My parents met through a classic 20th–century matchmaking method: a friend of a friend who thought they would hit it off introduced them. The mutual friend handed over their phone numbers, and one day, my dad picked up the phone, called my mom, and they chose a place to meet up. Now, my generation is obsessed with dating apps—I watch my friends swipe mindlessly, using the same muscle as TikTok doom–scrolling, searching for their match in the endless ether of strangers on Hinge or among the hyper–exclusive pool of potential matches on Raya. Raya’s exclusivity is exhausting, and its waitlist grows by the day. Even the more earnest platforms are designed for dopamine, not depth—they've driven away many users, including 57 percent of women, due to safety concerns. Sure, there are success stories from many of these apps, but what happened to finding your next significant other through a mutual friend?
Myles Slayton, a Georgetown ‘25 graduate, had the idea for a new dating app after he and his friends kept striking out on making any meaningful connections. Managing an intense internship in the summer before his senior year, Slayton found himself with very little time to get dressed up and go out, but still hoped for the chance to meet someone in person.
Like his friends, Slayton turned to dating apps for help. “They sucked—except for two good experiences on Hinge,” Slayton says. “I came across a profile of someone I didn’t know, but in one of the pictures, I saw one of my good friends.” That mutual connection gave him the perfect in, and behind the scenes, Slayton’s friend vouched for him. That feeling—of familiarity, safety through verification, and a sense of mutual validation—is what Slayton wanted to replicate for every profile.
During senior year, along with a group of friends, Slayton got to work researching user behaviors and dating app metrics. He found that typical dating app users are on more than one app and that 35% spend over $30 a month on subscriptions. “Clearly, people need help and just aren’t seeing results,” Slayton says. “They don’t hate dating apps. They hate the products out there.” Slayton’s research showed that even though users are burnt out, they still can’t bring themselves to log–out, holding on to the hope that the next swipe could finally be the one.
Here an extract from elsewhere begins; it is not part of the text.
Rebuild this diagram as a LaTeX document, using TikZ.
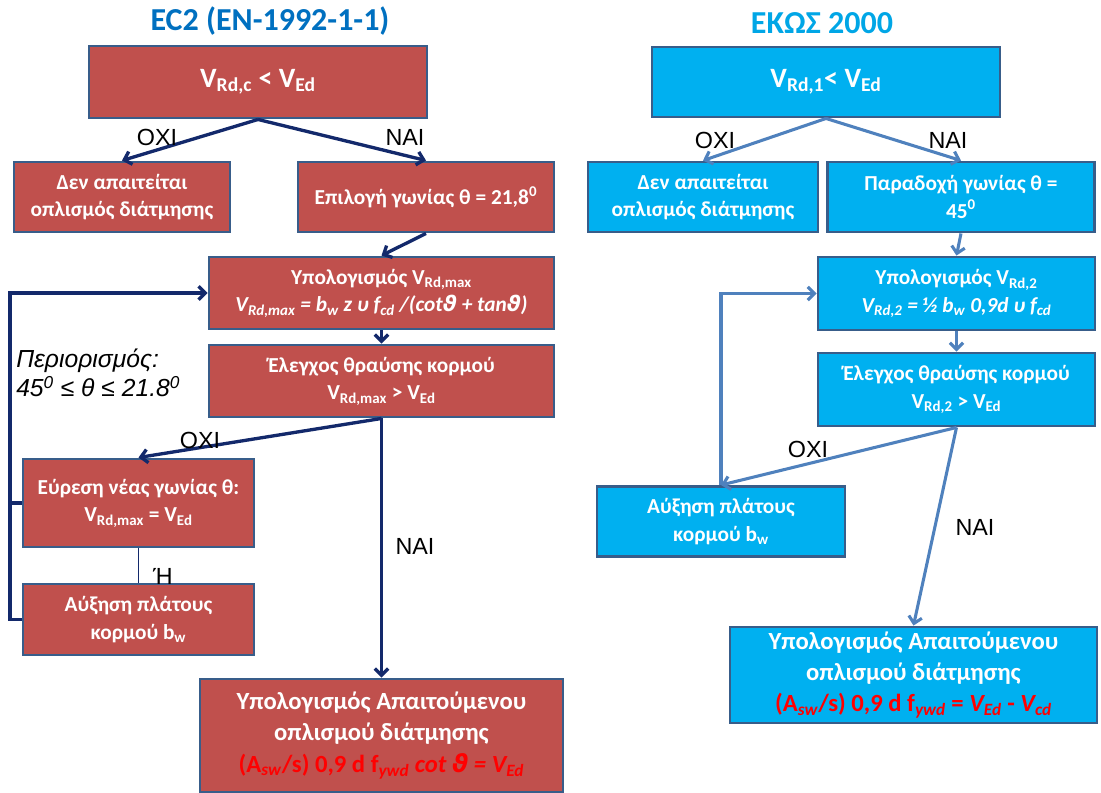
\documentclass[tikz,border=0pt]{standalone}
\usepackage{fontspec}
\setmainfont{Carlito}
\newfontfamily\arialf{Liberation Sans}
\newfontfamily\dejavuf{DejaVu Sans}
\usetikzlibrary{arrows.meta}
\definecolor{redbox}{HTML}{C0504D}
\definecolor{bluebox}{HTML}{00B0F0}
\definecolor{bordc}{HTML}{385D8A}
\definecolor{navyc}{HTML}{13296B}
\definecolor{lbluec}{HTML}{4F81BD}
\definecolor{titleblue}{HTML}{0070C0}
\definecolor{titlecyan}{HTML}{00A6E6}
\newcommand{\vth}{{\dejavuf\itshape ϑ}}
\begin{document}
\begin{tikzpicture}[x=0.75pt,y=-0.75pt,
  bx/.style={draw=bordc, line width=2.2pt, text=white, align=center, inner sep=0pt,
    font=\fontsize{16}{20.5}\selectfont\bfseries},
  rb/.style={bx, fill=redbox},
  cb/.style={bx, fill=bluebox},
  sz/.style 2 args={minimum width=#1*0.75pt, minimum height=#2*0.75pt},
  bigtxt/.style={font=\fontsize{18.5}{23.5}\selectfont\bfseries},
  larr/.style={draw=navyc, line width=2.5pt, -{Straight Barb[length=5pt,width=10pt]}},
  rarr/.style={draw=lbluec, line width=2.3pt, -{Straight Barb[length=5pt,width=10pt]}},
  lab/.style={font=\arialf\fontsize{17.5}{20}\selectfont, text=black, inner sep=0pt},
  ttl/.style={font=\fontsize{24}{26}\selectfont\bfseries, inner sep=0pt}
]
\useasboundingbox (0,0) rectangle (1101,793);

% titles
\node[ttl, text=titleblue] (t1) at (270,21) {EC2 (EN-1992-1-1)};
\node[ttl, text=titlecyan] (t2) at (822,23) {ΕΚΩΣ 2000};

% left column
\node[rb, sz={338}{72}, font=\fontsize{21}{24}\selectfont\bfseries] (A) at (258,82) {V\textsubscript{Rd,c} < V\textsubscript{Ed}};
\node[rb, sz={216}{70}] (B) at (122,197) {Δεν απαιτείται\\οπλισμός διάτμησης};
\node[rb, sz={256}{70}] (C) at (426,197) {Επιλογή γωνίας θ = 21,8\textsuperscript{0}};
\node[rb, sz={345}{72}] (D) at (381.5,293) {Υπολογισμός V\textsubscript{Rd,max}\\
  \textit{V\textsubscript{Rd,max} = b\textsubscript{w} z υ f\textsubscript{cd} /(cot\vth{} + tan\vth)}};
\node[rb, sz={345}{72}] (E) at (381.5,381) {Έλεγχος θραύσης κορμού\\V\textsubscript{Rd,max} > V\textsubscript{Ed}};
\node[rb, sz={231}{88}] (F) at (138.5,503) {Εύρεση νέας γωνίας θ:\\V\textsubscript{Rd,max} = V\textsubscript{Ed}};
\node[rb, sz={231}{71}] (G) at (138.5,619.5) {Αύξηση πλάτους\\κορμού b\textsubscript{w}};
\node[rb, sz={363}{113}, bigtxt] (H) at (381.5,735.5) {Υπολογισμός Απαιτούμενου\\οπλισμού διάτμησης\\
  \textcolor{red}{(A\textsubscript{\textit{sw}}/s) 0,9 d f\textsubscript{\textit{ywd}} \textit{cot \vth{} = V\textsubscript{Ed}}}};

\coordinate (lp) at (10,293);
\draw[larr] (A.south) -- (B.north);
\draw[larr] (A.south) -- (C.north);
\draw[larr] (C.south) -- (D.north);
\draw[larr] (D.south) -- (E.north);
\draw[larr] (E.south) -- (F.north);
\draw[larr] (E.south) -- (H.north);
\draw[draw=navyc, line width=1pt] (F.south) -- (G.north);
\draw[larr] (G.west) -| (lp) -- (D.west);
\draw[draw=navyc, line width=2.5pt] (F.west) -- (F.west -| lp);

\node[lab] (l1) at (157,137) {ΟΧΙ};
\node[lab] (l2) at (405,137) {ΝΑΙ};
\node[lab] (l3) at (200,440) {ΟΧΙ};
\node[lab] (l4) at (415,546) {ΝΑΙ};
\node[lab] (l5) at (163,576) {Ή};
\node[lab, anchor=west, align=left, font=\arialf\itshape\fontsize{18.5}{22}\selectfont] (lim) at (16,373)
  {Περιορισμός:\\45\textsuperscript{0} ≤ θ ≤ 21.8\textsuperscript{0}};

% right column
\node[cb, sz={348}{70}, font=\fontsize{21}{24}\selectfont\bfseries] (Ap) at (826,82) {V\textsubscript{Rd,1}< V\textsubscript{Ed}};
\node[cb, sz={230}{70}] (Bp) at (703,197) {Δεν απαιτείται\\οπλισμός διάτμησης};
\node[cb, sz={267}{70}] (Cp) at (961,197) {Παραδοχή γωνίας θ =\\45\textsuperscript{0}};
\node[cb, sz={277}{73}] (Dp) at (956.5,293.5) {Υπολογισμός V\textsubscript{Rd,2}\\
  \textit{V\textsubscript{Rd,2} = ½ b\textsubscript{w} 0,9d υ f\textsubscript{cd}}};
\node[cb, sz={277}{73}] (Ep) at (956.5,389.5) {Έλεγχος θραύσης κορμού\\V\textsubscript{Rd,2} > V\textsubscript{Ed}};
\node[cb, sz={248}{70}] (Gp) at (721,521.5) {Αύξηση πλάτους\\κορμού b\textsubscript{w}};
\node[cb, sz={367}{96}, bigtxt] (Hp) at (913.5,675) {Υπολογισμός Απαιτούμενου\\οπλισμού διάτμησης\\
  \textcolor{red}{(A\textsubscript{\textit{sw}}/s) 0,9 d f\textsubscript{\textit{ywd}} = \textit{V\textsubscript{Ed}} - \textit{V\textsubscript{cd}}}};

\draw[rarr] (Ap.south) -- (Bp.north);
\draw[rarr] (Ap.south) -- (Cp.north);
\draw[rarr] (Cp.south) -- (Dp.north);
\draw[rarr] (Dp.south) -- (Ep.north);
\draw[rarr] (Ep.south) -- (Gp.north);
\draw[rarr] (Ep.south) -- (Hp.north);
\draw[rarr] (Gp.north) |- (Dp.west);

\node[lab] (r1) at (715,140) {ΟΧΙ};
\node[lab] (r2) at (948,140) {ΝΑΙ};
\node[lab] (r3) at (808,449) {ΟΧΙ};
\node[lab] (r4) at (975,527) {ΝΑΙ};
\end{tikzpicture}
\end{document}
Seeing a promising market opportunity, Slayton and his friends built Cerca, a dating app designed to mirror real life connections by matching users using mutual friends and overlapping social circles.
Cerca modernizes the old–school matchmaking of my parents’ generation, transforming it into a gamified platform designed for Gen Z users. While it is feasible to ask your friends to make the connections for you, people are busy and rarely have the time (or patience) to set their friends up. That’s where Cerca steps in. “You’re on your phone too much to not be able to at least help that process. That’s all Cerca is—it’s just helping that process,” Slayton says. Unlike apps that promote passive swiping though hundreds of profiles a day—leading to fatigue and choice paralysis—Cerca takes a different approach. When users download Cerca, their contacts sync automatically, and each day they are matched with four people—each a real person connected through a mutual.
At launch, Cerca took off among upperclassmen at Georgetown and other college campuses—students who wanted to meet new people but felt like they’d already exhausted their campus social circle. “It was working because you were seeing people on Cerca from your school that you’d never really met or that you’d never really spoken to,” Slayton says. And because of the mutual connection, which ensured that the other person was normal or vetted, users were far more open to meet up with their Cerca match.
Meeting someone from Cerca lets you skip the usual dating app date routine: scouring the internet to find any clues about who they are, stalking their mom’s Facebook, and sending your location to your friends just to feel safe. That’s why Slayton swears by mutual connections, which provide an immediate sense of trust and safety. It also makes people more confident in their matches when they know they have a friend in common. “There’s a lot of BS that you get rid of when your friend—your childhood best friend, your high school best friend, your college best friend—is ready to set you up with someone they know from one of their circles and knows both of you really well,” he says. Mutuals don’t only bring a sense of familiarity and safety; they also ease the awkwardness of a first date, provide shared context to spark a conversation, and create a subtle pressure that makes ghosting before a first date less likely.
As students graduate and move to big cities, they can bring Cerca along with them to help introduce them to people within their extended circles rather than total strangers. For those who may have outgrown their high school or college relationships, Slayton sees particular value in Cerca for young professionals. With most of their days spent in the office, post–grad life leaves them little time to bank on spontaneous bar flirting and hoping it will all work out.
And yes, people are already meeting through the app. “People are dating from Cerca already, and that’s the most powerful thing for us. The app is now expanding to the point [that] the people on the app are [10 degrees of separation away from] myself,” Slayton says.
At a school like Penn, where networking is a sport, it’s no surprise that the same principle applies to dating. Knowing someone in common can help you land an interview—and, as Cerca proves, it can also help you land a first date.